_Your goal_
Images embedded in the records are excluded; print everything else exactly as given.

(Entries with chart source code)
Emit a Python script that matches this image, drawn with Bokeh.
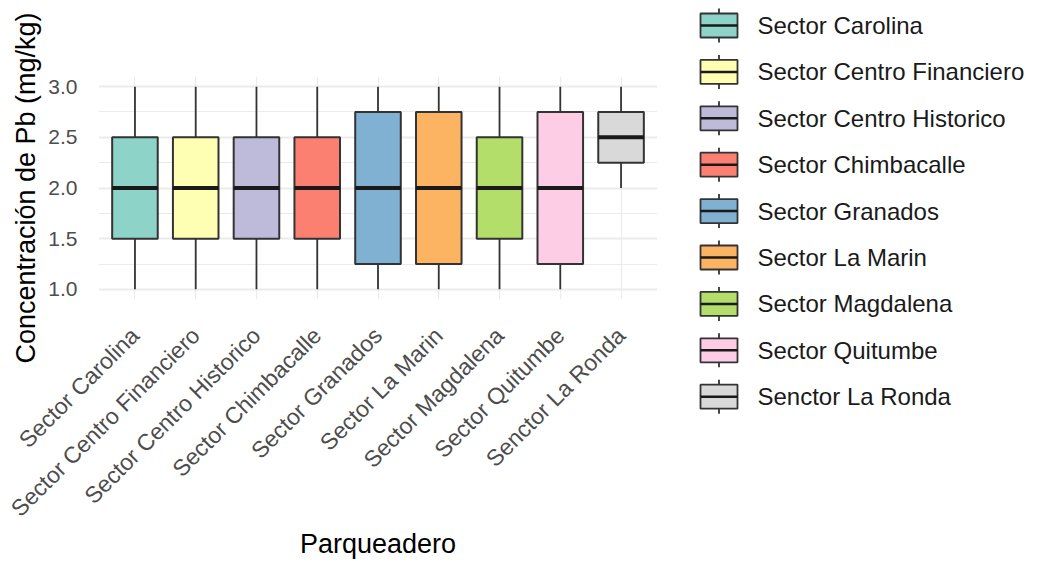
import numpy as np
from bokeh.plotting import figure
from bokeh.layouts import row
from bokeh.models import Range1d, FixedTicker
from bokeh.core.properties import value
from bokeh.embed import file_html
from bokeh.resources import INLINE

# Lead concentration by parking site (five-number summaries)
sectors = [
    "Sector Carolina",
    "Sector Centro Financiero",
    "Sector Centro Historico",
    "Sector Chimbacalle",
    "Sector Granados",
    "Sector La Marin",
    "Sector Magdalena",
    "Sector Quitumbe",
    "Senctor La Ronda",
]
whisker_low = [1.0, 1.0, 1.0, 1.0, 1.0, 1.0, 1.0, 1.0, 2.0]
q1 = [1.5, 1.5, 1.5, 1.5, 1.25, 1.25, 1.5, 1.25, 2.25]
median = [2.0, 2.0, 2.0, 2.0, 2.0, 2.0, 2.0, 2.0, 2.5]
q3 = [2.5, 2.5, 2.5, 2.5, 2.75, 2.75, 2.5, 2.75, 2.75]
whisker_high = [3.0, 3.0, 3.0, 3.0, 3.0, 3.0, 3.0, 3.0, 3.0]
colors = ["#8DD3C7", "#FFFFB3", "#BEBADA", "#FB8072", "#80B1D3",
          "#FDB462", "#B3DE69", "#FCCDE5", "#D9D9D9"]
y_ticks = [1.0, 1.5, 2.0, 2.5, 3.0]
y_minor_ticks = [1.25, 1.75, 2.25, 2.75]

FONT_NAME = "Liberation Sans"
EDGE = "#333333"
GRID = "#EBEBEB"

xs = np.arange(1, len(sectors) + 1)
box_w = 0.75

p = figure(width=690, height=562,
           x_range=Range1d(0.4, len(sectors) + 0.6), y_range=Range1d(0.9, 3.1),
           output_backend="svg", toolbar_location=None,
           min_border_left=98, min_border_right=33,
           min_border_top=76, min_border_bottom=263)
p.frame_align = False
p.outline_line_color = None
p.background_fill_color = "white"
p.border_fill_color = "white"

# whiskers
p.segment(x0=xs, y0=whisker_low, x1=xs, y1=q1, line_color=EDGE, line_width=1.8)
p.segment(x0=xs, y0=q3, x1=xs, y1=whisker_high, line_color=EDGE, line_width=1.8)
# boxes
p.vbar(x=xs, width=box_w, bottom=q1, top=q3, fill_color=colors,
       line_color=EDGE, line_width=2)
# medians
p.segment(x0=xs - box_w / 2, y0=median, x1=xs + box_w / 2, y1=median,
          line_color="#1a1a1a", line_width=4)

# axes
p.xaxis.ticker = FixedTicker(ticks=list(xs))
p.xaxis.major_label_overrides = {int(i): s for i, s in zip(xs, sectors)}
p.xaxis.major_label_orientation = np.pi / 4
p.yaxis.ticker = FixedTicker(ticks=y_ticks, minor_ticks=y_minor_ticks)
p.yaxis.major_label_overrides = {t: f"{t:.1f}" for t in y_ticks}

for ax in (p.xaxis[0], p.yaxis[0]):
    ax.axis_line_color = None
    ax.major_tick_line_color = None
    ax.minor_tick_line_color = None
    ax.major_label_text_font = FONT_NAME
    ax.major_label_text_color = "#4D4D4D"
    ax.axis_label_text_font = FONT_NAME
    ax.axis_label_text_font_style = "normal"
    ax.axis_label_text_color = "#000000"
    ax.axis_label_text_font_size = "27px"

p.xaxis.major_label_text_font_size = "23px"
p.yaxis.major_label_text_font_size = "21px"
p.xaxis.major_label_standoff = 26
p.yaxis.major_label_standoff = 15
p.xaxis.axis_label = "Parqueadero"
p.yaxis.axis_label = "Concentración de Pb (mg/kg)"
p.xaxis.axis_label_standoff = -5
p.yaxis.axis_label_standoff = 4

p.xgrid.grid_line_color = GRID
p.xgrid.grid_line_width = 1.2
p.ygrid.grid_line_color = GRID
p.ygrid.grid_line_width = 2
p.ygrid.minor_grid_line_color = GRID
p.ygrid.minor_grid_line_width = 1.2

# legend panel, drawn in pixel-like coordinates
lg = figure(width=354, height=562, x_range=Range1d(0, 354), y_range=Range1d(562, 0),
            output_backend="svg", toolbar_location=None, min_border=0)
lg.frame_align = False
lg.axis.visible = False
lg.grid.grid_line_color = None
lg.outline_line_color = None

n = len(sectors)
row_y = 25 + 46.4 * np.arange(n)
key_l, key_r = 10, 47
key_c = (key_l + key_r) / 2
lg.segment(x0=[key_c] * n, y0=row_y - 17, x1=[key_c] * n, y1=row_y + 17,
           line_color=EDGE, line_width=1.8)
lg.quad(left=[key_l] * n, right=[key_r] * n, top=row_y - 12, bottom=row_y + 12,
        fill_color=colors, line_color=EDGE, line_width=1.8)
lg.segment(x0=[key_l] * n, y0=row_y, x1=[key_r] * n, y1=row_y,
           line_color="#1a1a1a", line_width=2.5)
lg.text(x=[67] * n, y=row_y, text=sectors, text_baseline="middle",
        text_font=value(FONT_NAME), text_font_size="24px", text_color="#1a1a1a")

layout = row(p, lg)
open("out.html", "w").write(file_html(layout, INLINE))
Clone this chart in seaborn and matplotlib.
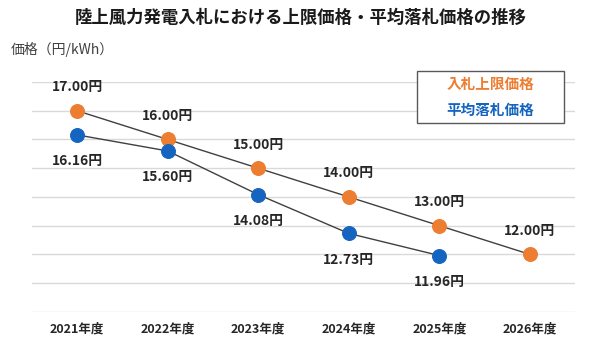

_Response to the exercise_
Emit a Python script that matches this image, drawn with Bokeh.
import numpy as np
from bokeh.plotting import figure
from bokeh.layouts import row
from bokeh.models import Range1d, FixedTicker
from bokeh.core.properties import value
from bokeh.embed import file_html
from bokeh.resources import INLINE

# Lead concentration by parking site (five-number summaries)
sectors = [
    "Sector Carolina",
    "Sector Centro Financiero",
    "Sector Centro Historico",
    "Sector Chimbacalle",
    "Sector Granados",
    "Sector La Marin",
    "Sector Magdalena",
    "Sector Quitumbe",
    "Senctor La Ronda",
]
whisker_low = [1.0, 1.0, 1.0, 1.0, 1.0, 1.0, 1.0, 1.0, 2.0]
q1 = [1.5, 1.5, 1.5, 1.5, 1.25, 1.25, 1.5, 1.25, 2.25]
median = [2.0, 2.0, 2.0, 2.0, 2.0, 2.0, 2.0, 2.0, 2.5]
q3 = [2.5, 2.5, 2.5, 2.5, 2.75, 2.75, 2.5, 2.75, 2.75]
whisker_high = [3.0, 3.0, 3.0, 3.0, 3.0, 3.0, 3.0, 3.0, 3.0]
colors = ["#8DD3C7", "#FFFFB3", "#BEBADA", "#FB8072", "#80B1D3",
          "#FDB462", "#B3DE69", "#FCCDE5", "#D9D9D9"]
y_ticks = [1.0, 1.5, 2.0, 2.5, 3.0]
y_minor_ticks = [1.25, 1.75, 2.25, 2.75]

FONT_NAME = "Liberation Sans"
EDGE = "#333333"
GRID = "#EBEBEB"

xs = np.arange(1, len(sectors) + 1)
box_w = 0.75

p = figure(width=690, height=562,
           x_range=Range1d(0.4, len(sectors) + 0.6), y_range=Range1d(0.9, 3.1),
           output_backend="svg", toolbar_location=None,
           min_border_left=98, min_border_right=33,
           min_border_top=76, min_border_bottom=263)
p.frame_align = False
p.outline_line_color = None
p.background_fill_color = "white"
p.border_fill_color = "white"

# whiskers
p.segment(x0=xs, y0=whisker_low, x1=xs, y1=q1, line_color=EDGE, line_width=1.8)
p.segment(x0=xs, y0=q3, x1=xs, y1=whisker_high, line_color=EDGE, line_width=1.8)
# boxes
p.vbar(x=xs, width=box_w, bottom=q1, top=q3, fill_color=colors,
       line_color=EDGE, line_width=2)
# medians
p.segment(x0=xs - box_w / 2, y0=median, x1=xs + box_w / 2, y1=median,
          line_color="#1a1a1a", line_width=4)

# axes
p.xaxis.ticker = FixedTicker(ticks=list(xs))
p.xaxis.major_label_overrides = {int(i): s for i, s in zip(xs, sectors)}
p.xaxis.major_label_orientation = np.pi / 4
p.yaxis.ticker = FixedTicker(ticks=y_ticks, minor_ticks=y_minor_ticks)
p.yaxis.major_label_overrides = {t: f"{t:.1f}" for t in y_ticks}

for ax in (p.xaxis[0], p.yaxis[0]):
    ax.axis_line_color = None
    ax.major_tick_line_color = None
    ax.minor_tick_line_color = None
    ax.major_label_text_font = FONT_NAME
    ax.major_label_text_color = "#4D4D4D"
    ax.axis_label_text_font = FONT_NAME
    ax.axis_label_text_font_style = "normal"
    ax.axis_label_text_color = "#000000"
    ax.axis_label_text_font_size = "27px"

p.xaxis.major_label_text_font_size = "23px"
p.yaxis.major_label_text_font_size = "21px"
p.xaxis.major_label_standoff = 26
p.yaxis.major_label_standoff = 15
p.xaxis.axis_label = "Parqueadero"
p.yaxis.axis_label = "Concentración de Pb (mg/kg)"
p.xaxis.axis_label_standoff = -5
p.yaxis.axis_label_standoff = 4

p.xgrid.grid_line_color = GRID
p.xgrid.grid_line_width = 1.2
p.ygrid.grid_line_color = GRID
p.ygrid.grid_line_width = 2
p.ygrid.minor_grid_line_color = GRID
p.ygrid.minor_grid_line_width = 1.2

# legend panel, drawn in pixel-like coordinates
lg = figure(width=354, height=562, x_range=Range1d(0, 354), y_range=Range1d(562, 0),
            output_backend="svg", toolbar_location=None, min_border=0)
lg.frame_align = False
lg.axis.visible = False
lg.grid.grid_line_color = None
lg.outline_line_color = None

n = len(sectors)
row_y = 25 + 46.4 * np.arange(n)
key_l, key_r = 10, 47
key_c = (key_l + key_r) / 2
lg.segment(x0=[key_c] * n, y0=row_y - 17, x1=[key_c] * n, y1=row_y + 17,
           line_color=EDGE, line_width=1.8)
lg.quad(left=[key_l] * n, right=[key_r] * n, top=row_y - 12, bottom=row_y + 12,
        fill_color=colors, line_color=EDGE, line_width=1.8)
lg.segment(x0=[key_l] * n, y0=row_y, x1=[key_r] * n, y1=row_y,
           line_color="#1a1a1a", line_width=2.5)
lg.text(x=[67] * n, y=row_y, text=sectors, text_baseline="middle",
        text_font=value(FONT_NAME), text_font_size="24px", text_color="#1a1a1a")

layout = row(p, lg)
open("out.html", "w").write(file_html(layout, INLINE))
Clone this chart in seaborn and matplotlib.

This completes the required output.